══ Information supplied ══
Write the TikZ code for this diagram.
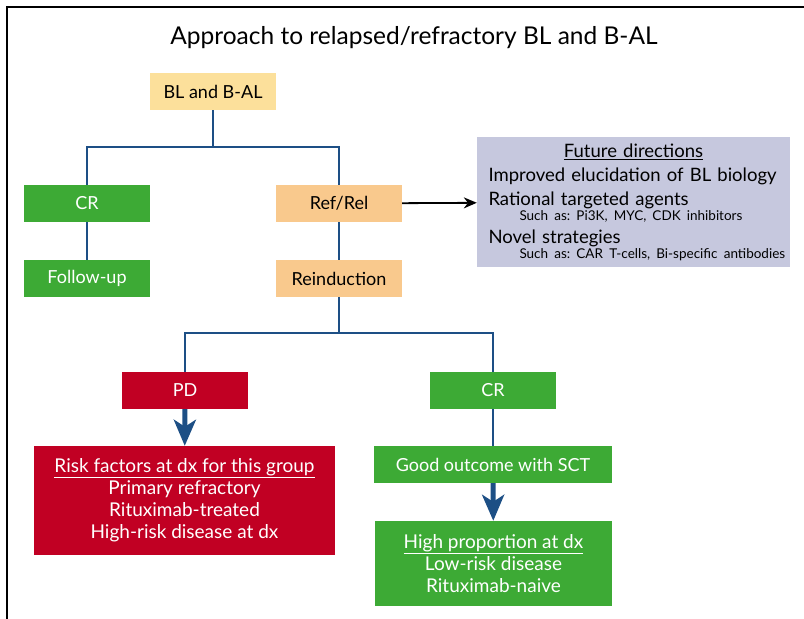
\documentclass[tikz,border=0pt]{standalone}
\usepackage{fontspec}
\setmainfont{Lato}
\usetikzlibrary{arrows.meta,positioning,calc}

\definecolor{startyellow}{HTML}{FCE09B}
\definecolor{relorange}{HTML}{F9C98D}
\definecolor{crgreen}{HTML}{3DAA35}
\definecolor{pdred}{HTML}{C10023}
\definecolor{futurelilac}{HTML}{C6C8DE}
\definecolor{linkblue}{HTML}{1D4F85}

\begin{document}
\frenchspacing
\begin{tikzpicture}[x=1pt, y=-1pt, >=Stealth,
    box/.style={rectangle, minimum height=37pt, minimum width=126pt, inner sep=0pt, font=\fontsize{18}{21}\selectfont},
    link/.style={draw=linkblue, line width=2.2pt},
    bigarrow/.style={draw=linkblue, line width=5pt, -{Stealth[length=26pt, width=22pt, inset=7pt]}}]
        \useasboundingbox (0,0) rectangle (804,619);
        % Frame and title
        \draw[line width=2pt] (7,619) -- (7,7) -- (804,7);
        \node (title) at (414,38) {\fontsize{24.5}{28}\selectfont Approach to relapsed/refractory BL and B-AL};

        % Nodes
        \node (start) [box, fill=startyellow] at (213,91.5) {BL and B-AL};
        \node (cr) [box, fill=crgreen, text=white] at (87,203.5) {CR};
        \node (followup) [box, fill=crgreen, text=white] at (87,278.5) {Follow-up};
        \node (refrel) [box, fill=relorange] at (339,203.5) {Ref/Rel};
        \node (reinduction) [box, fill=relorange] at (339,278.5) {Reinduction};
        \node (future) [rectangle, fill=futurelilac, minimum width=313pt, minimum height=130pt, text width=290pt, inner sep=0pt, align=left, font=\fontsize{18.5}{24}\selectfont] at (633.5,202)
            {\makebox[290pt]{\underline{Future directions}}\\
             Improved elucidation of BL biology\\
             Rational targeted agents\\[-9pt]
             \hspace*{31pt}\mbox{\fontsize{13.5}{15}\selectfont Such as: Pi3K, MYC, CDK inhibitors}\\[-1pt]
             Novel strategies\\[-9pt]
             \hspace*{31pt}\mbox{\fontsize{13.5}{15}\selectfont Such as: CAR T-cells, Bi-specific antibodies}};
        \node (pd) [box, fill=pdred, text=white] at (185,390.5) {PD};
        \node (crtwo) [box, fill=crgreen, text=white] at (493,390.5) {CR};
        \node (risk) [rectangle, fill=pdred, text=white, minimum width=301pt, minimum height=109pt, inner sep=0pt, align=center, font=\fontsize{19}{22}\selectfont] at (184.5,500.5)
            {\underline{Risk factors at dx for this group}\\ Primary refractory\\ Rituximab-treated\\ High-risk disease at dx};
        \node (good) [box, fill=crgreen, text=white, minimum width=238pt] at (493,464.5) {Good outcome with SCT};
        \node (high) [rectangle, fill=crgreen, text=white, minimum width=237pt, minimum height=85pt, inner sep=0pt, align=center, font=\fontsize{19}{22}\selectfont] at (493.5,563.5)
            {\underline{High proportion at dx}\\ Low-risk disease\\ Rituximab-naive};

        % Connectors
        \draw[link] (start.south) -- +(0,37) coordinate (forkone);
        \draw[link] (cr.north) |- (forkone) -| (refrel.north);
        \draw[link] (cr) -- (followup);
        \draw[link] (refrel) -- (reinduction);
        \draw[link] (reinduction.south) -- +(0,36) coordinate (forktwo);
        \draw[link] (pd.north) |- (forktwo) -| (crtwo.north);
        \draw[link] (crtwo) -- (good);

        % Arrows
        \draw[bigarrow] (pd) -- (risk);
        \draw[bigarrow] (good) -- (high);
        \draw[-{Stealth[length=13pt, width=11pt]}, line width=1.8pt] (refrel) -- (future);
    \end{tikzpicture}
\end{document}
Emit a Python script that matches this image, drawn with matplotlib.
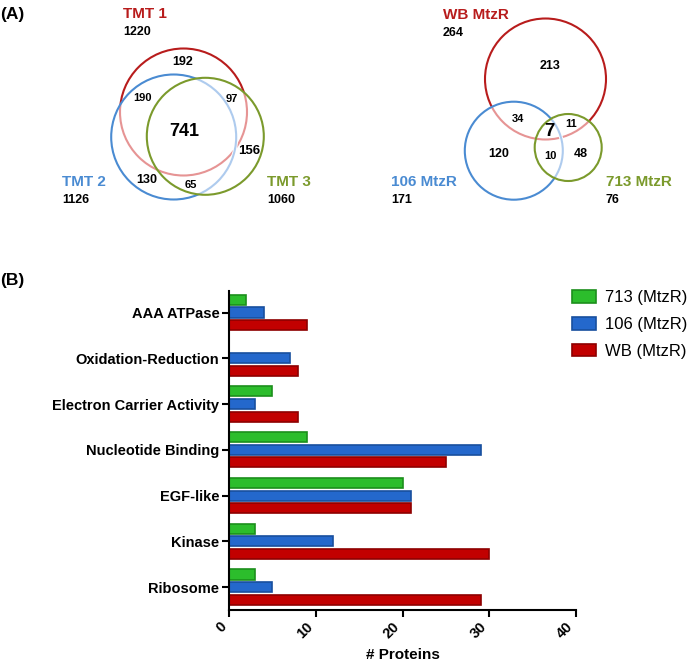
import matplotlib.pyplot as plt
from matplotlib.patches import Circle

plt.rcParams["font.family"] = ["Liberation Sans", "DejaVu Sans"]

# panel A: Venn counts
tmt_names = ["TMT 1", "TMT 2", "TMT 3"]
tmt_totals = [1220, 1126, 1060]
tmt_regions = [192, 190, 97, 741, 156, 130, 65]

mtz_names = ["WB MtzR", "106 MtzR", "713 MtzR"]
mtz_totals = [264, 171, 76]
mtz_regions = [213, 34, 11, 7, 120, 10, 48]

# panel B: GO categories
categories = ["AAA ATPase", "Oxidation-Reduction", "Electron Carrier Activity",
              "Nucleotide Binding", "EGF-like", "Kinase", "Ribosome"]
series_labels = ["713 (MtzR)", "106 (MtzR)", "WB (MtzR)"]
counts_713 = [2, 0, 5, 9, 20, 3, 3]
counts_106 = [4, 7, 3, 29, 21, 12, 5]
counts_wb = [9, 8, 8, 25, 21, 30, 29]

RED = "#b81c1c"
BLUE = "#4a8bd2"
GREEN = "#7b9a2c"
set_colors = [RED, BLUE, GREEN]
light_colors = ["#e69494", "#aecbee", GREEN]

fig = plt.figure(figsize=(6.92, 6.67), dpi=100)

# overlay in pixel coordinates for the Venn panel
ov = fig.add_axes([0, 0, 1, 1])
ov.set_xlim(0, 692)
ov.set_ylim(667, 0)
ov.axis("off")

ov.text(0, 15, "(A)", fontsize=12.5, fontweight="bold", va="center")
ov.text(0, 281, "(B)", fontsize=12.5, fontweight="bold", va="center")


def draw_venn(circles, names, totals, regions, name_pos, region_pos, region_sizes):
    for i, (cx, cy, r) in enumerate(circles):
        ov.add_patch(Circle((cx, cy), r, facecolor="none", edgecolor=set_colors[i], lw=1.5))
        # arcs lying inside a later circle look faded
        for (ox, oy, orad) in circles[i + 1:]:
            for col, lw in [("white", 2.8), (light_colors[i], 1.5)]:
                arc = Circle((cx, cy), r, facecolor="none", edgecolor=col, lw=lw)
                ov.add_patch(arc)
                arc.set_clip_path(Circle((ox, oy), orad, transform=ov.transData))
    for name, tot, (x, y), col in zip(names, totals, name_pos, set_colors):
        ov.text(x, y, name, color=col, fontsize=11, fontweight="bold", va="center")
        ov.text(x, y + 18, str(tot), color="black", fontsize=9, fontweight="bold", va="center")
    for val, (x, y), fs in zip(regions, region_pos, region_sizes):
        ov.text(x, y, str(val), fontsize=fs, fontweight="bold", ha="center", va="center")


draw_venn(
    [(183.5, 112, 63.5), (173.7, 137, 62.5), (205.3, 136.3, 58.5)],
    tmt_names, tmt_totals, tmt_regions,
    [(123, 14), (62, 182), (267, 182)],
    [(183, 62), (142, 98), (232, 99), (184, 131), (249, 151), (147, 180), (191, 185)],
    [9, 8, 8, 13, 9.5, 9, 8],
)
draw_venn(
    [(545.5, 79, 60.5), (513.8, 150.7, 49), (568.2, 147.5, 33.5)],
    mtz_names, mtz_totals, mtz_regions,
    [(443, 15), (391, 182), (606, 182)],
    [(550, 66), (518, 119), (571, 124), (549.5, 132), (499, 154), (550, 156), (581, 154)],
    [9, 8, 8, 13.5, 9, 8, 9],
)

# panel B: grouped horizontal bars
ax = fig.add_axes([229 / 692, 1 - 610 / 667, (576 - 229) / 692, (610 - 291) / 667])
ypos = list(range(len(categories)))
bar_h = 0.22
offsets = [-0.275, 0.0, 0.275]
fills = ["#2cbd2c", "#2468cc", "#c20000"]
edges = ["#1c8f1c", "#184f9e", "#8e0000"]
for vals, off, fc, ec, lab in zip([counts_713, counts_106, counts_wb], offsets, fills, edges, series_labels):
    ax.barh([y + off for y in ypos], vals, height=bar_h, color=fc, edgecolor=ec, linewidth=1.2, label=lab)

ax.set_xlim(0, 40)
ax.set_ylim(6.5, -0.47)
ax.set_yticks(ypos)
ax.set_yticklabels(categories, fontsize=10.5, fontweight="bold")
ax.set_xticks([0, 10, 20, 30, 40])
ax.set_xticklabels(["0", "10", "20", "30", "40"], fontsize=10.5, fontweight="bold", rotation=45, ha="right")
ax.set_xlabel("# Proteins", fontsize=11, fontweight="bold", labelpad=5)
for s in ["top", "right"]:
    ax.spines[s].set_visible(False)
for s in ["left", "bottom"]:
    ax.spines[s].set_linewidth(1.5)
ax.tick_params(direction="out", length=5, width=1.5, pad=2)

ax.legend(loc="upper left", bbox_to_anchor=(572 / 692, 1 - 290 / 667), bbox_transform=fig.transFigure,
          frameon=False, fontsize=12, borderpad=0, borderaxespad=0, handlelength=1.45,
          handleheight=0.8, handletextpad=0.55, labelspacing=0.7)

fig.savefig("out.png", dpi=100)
═══
**Exercise goal:** Go to the line containing "Emit a Python" and copy exactly from there through the line containing "mtz_regions = [213, 34, 11, 7, 120, 10, 48]", both included, and nothing more. Pictures are excluded.

**Task result:**
Emit a Python script that matches this image, drawn with matplotlib.
import matplotlib.pyplot as plt
from matplotlib.patches import Circle

plt.rcParams["font.family"] = ["Liberation Sans", "DejaVu Sans"]

# panel A: Venn counts
tmt_names = ["TMT 1", "TMT 2", "TMT 3"]
tmt_totals = [1220, 1126, 1060]
tmt_regions = [192, 190, 97, 741, 156, 130, 65]

mtz_names = ["WB MtzR", "106 MtzR", "713 MtzR"]
mtz_totals = [264, 171, 76]
mtz_regions = [213, 34, 11, 7, 120, 10, 48]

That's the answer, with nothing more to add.